Jose Mourinho: Portuguese boss watches Tottenham in action
Jose Mourinho: Portuguese boss watches Tottenham in action

Mourinho’s team score fewer goals and concede far more than their predecessors. Perhaps the deterioration in defending is most marked. He constructed statistically the best defence in the history of English football, even if his record got worse in each of his first five seasons, from 15 goals against to 22, 24, 27 and then 32. But up until 2015, Mourinho’s teams conceded an average of 25 goals per season.

Since then, it is 40. It is a difference between 0.64 goals against per game and 1.05. That average is raised by his final few months at United; in two full campaigns, his side were breached 29 and 28 times, but then they let in 29 goals in his final 17 games. But he has conceded more than a goal a game with Tottenham and, indeed, five more goals than Solskjaer’s United have done in the equivalent period.

The difference in attacking output may seem less dramatic. Mourinho’s sides’ average goals is down from 1.83 to 1.58. But that is an average of 60 per season and no one has finished in the top four with as few goals since Manchester City got exactly 60 in 2010-11.

That Mourinho’s teams have got less potent in an era when rivals have become more prolific is both damning and suggests football has changed. Liverpool brought up 400 Premier League goals under Jurgen Klopp on Monday; they came in 185 matches, an average of 2.16 per game that translates to 82 in a season. City have 388 in 174 games under Pep Guardiola, 2.22 per match, and both managers’ average is brought down by initial periods when they were shaping their sides. Mourinho has mitigating factors – such as taking over after Louis van Gaal’s United had mustered a miserable 49 league goals – but the numbers indicate he is a man out of time.

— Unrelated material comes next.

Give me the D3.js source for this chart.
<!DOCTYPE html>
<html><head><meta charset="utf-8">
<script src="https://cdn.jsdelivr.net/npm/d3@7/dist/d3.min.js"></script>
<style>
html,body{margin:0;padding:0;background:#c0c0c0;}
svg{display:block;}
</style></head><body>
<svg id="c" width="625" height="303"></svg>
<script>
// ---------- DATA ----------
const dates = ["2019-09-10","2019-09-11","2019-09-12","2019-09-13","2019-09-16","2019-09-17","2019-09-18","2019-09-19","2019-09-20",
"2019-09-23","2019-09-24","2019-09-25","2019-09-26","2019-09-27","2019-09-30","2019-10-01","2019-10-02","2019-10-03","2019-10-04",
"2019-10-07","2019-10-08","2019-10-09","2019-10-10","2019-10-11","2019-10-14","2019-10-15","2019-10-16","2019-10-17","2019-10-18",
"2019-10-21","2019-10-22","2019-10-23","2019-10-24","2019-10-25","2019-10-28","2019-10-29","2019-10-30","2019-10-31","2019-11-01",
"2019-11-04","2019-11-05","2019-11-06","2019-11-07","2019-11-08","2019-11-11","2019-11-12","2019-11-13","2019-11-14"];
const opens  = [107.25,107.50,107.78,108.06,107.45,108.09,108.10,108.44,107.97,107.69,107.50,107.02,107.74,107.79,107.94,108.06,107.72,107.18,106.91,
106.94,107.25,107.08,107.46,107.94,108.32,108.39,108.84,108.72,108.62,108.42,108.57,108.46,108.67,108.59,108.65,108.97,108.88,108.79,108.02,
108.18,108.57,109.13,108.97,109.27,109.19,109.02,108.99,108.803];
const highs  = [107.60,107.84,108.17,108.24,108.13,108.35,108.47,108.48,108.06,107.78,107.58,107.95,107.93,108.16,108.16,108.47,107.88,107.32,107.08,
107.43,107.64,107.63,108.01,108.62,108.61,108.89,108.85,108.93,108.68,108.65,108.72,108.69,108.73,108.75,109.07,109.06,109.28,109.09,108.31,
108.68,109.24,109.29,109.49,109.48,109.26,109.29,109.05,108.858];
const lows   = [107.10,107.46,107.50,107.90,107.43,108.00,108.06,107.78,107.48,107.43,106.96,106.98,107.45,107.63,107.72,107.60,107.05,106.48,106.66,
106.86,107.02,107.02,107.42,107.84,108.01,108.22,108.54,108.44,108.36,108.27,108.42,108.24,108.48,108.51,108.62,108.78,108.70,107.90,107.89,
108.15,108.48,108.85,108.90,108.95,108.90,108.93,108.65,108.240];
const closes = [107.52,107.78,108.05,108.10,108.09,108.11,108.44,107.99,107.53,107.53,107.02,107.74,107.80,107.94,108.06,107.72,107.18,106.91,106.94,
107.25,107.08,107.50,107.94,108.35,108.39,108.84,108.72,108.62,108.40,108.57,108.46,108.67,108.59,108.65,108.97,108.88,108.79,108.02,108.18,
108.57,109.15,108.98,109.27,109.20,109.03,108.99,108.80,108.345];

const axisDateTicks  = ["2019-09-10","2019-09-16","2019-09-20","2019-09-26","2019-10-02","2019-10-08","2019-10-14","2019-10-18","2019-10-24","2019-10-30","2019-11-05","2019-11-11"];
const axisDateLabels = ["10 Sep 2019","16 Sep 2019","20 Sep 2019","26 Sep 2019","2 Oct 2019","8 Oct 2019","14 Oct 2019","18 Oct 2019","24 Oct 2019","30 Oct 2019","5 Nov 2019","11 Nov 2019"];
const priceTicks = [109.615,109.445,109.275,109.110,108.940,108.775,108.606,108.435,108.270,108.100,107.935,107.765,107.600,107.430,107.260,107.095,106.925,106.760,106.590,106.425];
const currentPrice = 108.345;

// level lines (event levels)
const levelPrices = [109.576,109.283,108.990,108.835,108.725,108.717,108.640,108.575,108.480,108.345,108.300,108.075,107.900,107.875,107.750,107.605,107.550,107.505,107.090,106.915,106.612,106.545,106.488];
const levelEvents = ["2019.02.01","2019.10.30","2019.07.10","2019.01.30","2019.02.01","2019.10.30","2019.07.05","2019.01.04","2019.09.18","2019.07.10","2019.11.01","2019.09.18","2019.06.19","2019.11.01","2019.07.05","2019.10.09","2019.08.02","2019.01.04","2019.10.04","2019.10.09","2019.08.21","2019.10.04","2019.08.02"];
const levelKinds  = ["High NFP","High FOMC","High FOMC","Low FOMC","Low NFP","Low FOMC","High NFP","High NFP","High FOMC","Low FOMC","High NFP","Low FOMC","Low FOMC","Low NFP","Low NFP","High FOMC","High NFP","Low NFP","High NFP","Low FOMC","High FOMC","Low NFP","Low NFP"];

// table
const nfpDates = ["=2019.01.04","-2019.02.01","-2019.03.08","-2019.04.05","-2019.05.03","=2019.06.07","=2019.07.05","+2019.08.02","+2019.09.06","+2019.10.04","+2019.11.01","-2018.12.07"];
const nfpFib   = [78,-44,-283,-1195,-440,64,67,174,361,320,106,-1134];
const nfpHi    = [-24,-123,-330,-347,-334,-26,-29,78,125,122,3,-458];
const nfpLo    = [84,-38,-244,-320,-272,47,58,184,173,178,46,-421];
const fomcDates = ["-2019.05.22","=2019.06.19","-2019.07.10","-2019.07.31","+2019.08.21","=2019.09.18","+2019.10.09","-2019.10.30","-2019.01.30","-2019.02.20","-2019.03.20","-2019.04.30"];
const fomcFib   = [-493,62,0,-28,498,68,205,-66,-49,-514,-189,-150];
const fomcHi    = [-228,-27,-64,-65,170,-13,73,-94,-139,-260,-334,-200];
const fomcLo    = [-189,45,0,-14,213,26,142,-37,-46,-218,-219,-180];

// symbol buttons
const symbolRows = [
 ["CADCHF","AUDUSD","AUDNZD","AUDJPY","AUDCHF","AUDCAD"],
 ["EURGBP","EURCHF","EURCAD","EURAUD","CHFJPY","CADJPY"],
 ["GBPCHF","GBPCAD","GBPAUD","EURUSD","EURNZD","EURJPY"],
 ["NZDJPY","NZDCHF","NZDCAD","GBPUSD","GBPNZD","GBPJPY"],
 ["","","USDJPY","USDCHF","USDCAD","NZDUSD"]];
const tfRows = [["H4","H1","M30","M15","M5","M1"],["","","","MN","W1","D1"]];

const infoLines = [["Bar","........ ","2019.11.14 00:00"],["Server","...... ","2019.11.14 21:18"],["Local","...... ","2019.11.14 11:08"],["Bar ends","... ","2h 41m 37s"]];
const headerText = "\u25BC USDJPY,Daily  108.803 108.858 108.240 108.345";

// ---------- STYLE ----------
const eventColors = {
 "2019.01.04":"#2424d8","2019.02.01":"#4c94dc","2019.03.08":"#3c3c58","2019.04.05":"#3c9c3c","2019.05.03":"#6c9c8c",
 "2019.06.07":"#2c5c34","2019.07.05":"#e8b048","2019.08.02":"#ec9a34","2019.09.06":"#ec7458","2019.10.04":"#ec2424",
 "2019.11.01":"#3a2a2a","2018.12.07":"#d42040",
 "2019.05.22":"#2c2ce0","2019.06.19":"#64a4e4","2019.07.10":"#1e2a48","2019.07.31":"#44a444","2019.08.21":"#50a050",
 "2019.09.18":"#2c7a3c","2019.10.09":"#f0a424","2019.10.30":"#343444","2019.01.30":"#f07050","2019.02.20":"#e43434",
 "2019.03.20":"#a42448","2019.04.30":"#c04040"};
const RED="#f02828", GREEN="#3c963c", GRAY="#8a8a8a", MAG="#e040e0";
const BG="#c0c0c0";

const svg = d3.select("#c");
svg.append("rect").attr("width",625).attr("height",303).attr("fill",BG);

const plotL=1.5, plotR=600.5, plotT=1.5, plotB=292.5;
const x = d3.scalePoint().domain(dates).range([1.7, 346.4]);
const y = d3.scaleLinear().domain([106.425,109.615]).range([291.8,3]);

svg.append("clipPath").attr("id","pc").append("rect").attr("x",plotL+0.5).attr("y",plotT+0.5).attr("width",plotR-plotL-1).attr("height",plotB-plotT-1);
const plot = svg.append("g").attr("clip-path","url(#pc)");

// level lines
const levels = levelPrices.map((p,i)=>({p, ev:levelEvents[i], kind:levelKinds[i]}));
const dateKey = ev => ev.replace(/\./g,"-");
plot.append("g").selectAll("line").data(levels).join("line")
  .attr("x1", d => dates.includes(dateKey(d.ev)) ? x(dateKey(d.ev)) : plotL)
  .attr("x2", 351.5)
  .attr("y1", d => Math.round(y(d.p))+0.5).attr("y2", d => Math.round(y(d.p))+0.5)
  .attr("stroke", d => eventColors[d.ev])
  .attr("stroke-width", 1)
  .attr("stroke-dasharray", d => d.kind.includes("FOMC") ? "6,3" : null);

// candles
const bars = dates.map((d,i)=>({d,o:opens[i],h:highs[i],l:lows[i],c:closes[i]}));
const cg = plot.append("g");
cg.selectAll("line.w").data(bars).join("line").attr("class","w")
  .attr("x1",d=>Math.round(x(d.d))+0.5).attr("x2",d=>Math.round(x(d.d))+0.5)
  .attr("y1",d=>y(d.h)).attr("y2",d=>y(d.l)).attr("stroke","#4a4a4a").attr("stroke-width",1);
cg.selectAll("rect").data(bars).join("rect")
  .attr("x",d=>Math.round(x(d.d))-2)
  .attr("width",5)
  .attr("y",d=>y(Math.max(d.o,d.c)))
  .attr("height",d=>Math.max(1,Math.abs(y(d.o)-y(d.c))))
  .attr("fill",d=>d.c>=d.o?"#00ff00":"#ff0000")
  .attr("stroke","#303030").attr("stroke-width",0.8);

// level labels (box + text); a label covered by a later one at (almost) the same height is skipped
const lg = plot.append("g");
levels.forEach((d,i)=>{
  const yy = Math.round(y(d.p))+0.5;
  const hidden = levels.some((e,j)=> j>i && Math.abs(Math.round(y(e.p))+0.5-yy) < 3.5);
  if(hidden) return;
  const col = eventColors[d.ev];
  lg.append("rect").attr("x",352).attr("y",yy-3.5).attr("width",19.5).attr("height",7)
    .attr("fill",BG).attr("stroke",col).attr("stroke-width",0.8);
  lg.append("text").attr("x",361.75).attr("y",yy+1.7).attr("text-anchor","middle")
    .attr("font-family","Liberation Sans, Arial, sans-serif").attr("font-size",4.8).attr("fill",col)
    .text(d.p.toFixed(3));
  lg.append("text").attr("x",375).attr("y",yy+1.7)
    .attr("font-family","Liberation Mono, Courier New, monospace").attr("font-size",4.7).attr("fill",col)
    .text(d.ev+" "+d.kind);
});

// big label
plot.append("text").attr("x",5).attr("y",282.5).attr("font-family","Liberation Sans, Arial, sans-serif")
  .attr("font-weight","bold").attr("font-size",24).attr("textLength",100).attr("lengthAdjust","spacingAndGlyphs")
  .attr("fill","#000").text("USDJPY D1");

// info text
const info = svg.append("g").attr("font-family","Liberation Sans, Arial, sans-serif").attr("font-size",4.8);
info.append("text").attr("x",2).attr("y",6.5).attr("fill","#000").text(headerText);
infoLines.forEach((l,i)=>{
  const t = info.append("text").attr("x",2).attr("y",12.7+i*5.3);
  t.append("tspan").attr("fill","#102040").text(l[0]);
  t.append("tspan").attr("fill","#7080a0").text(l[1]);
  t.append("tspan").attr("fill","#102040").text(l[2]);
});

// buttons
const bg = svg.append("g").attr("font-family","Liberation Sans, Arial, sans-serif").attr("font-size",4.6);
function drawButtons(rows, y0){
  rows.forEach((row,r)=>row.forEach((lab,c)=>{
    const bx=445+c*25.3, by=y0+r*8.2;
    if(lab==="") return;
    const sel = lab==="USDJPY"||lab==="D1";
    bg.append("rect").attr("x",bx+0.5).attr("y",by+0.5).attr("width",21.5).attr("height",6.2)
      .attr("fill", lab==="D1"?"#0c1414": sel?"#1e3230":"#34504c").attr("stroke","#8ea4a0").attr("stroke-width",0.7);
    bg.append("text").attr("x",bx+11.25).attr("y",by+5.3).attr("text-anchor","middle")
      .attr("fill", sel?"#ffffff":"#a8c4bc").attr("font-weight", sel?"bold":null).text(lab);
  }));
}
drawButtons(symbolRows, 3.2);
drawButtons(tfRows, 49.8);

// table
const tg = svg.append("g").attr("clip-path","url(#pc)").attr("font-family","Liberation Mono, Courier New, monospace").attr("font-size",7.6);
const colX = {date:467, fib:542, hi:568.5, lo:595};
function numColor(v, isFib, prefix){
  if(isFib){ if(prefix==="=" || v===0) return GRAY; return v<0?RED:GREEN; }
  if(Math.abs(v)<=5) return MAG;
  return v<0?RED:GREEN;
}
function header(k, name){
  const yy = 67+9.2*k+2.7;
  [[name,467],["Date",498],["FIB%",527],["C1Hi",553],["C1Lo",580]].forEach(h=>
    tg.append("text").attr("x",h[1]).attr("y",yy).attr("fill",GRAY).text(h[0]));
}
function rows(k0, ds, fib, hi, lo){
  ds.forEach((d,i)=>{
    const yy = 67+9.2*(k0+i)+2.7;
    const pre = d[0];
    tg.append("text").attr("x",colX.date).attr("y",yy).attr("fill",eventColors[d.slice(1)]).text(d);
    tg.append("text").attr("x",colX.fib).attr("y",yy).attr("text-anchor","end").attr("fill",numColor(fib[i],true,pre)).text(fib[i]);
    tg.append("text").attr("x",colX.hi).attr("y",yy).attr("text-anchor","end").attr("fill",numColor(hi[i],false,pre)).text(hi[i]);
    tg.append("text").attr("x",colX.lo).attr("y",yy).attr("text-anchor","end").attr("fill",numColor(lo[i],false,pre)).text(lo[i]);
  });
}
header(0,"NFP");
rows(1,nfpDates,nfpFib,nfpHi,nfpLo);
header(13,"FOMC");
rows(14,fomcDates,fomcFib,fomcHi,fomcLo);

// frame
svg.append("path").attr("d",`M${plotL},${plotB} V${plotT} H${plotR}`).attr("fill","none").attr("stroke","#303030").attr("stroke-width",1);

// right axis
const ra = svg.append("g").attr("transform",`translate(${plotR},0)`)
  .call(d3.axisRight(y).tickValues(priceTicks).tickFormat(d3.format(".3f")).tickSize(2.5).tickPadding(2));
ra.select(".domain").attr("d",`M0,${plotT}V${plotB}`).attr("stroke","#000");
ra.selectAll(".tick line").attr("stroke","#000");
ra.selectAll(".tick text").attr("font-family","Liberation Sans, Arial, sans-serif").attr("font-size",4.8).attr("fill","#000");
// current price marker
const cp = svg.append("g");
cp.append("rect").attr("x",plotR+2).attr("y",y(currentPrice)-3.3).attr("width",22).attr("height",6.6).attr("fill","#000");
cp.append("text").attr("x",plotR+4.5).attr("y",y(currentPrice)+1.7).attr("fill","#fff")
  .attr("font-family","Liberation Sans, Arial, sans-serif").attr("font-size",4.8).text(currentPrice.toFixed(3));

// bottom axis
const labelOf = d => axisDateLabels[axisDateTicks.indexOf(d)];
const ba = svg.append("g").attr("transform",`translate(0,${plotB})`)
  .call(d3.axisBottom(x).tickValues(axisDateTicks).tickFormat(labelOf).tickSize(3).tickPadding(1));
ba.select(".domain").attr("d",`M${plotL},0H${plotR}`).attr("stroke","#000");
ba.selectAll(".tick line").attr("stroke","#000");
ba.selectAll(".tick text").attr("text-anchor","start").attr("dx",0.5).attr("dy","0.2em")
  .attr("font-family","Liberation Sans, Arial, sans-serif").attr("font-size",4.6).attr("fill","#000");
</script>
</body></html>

Jose Mourinho won the Premier League three times with Chelsea
Jose Mourinho won the Premier League three times with Chelsea

And not just the scoring statistics. In 2015, Mourinho’s Chelsea were champions with 54.1 percent possession. Then came the great outlier of Leicester winning with 44.7 percent. But the last three champions have had a minimum of 59.6 percent of the ball, whereas no Mourinho Premier League side has had more than 55.0 percent.

His brand of football may be anachronistic. Maybe the table does not lie. Mourinho oversaw five title challenges in his first five seasons in the Premier League. Since 2015, it is a moot point if he has had one. United came second in 2018, but 19 points behind City and when the data suggests they were flattered by that finish. Their expected goals for was only 59.04, the sixth best, while, thanks to David de Gea, they outperformed their expected goals against by a remarkable 15.54.

It suggests Mourinho has lost his greatest strength, the defensive excellence that contributed to his reputation as a superb strategist who had an aura of invincibility. But it is harder to appear invincible when you are losing 25 percent of your games, which Mourinho has done since that summer of 2015.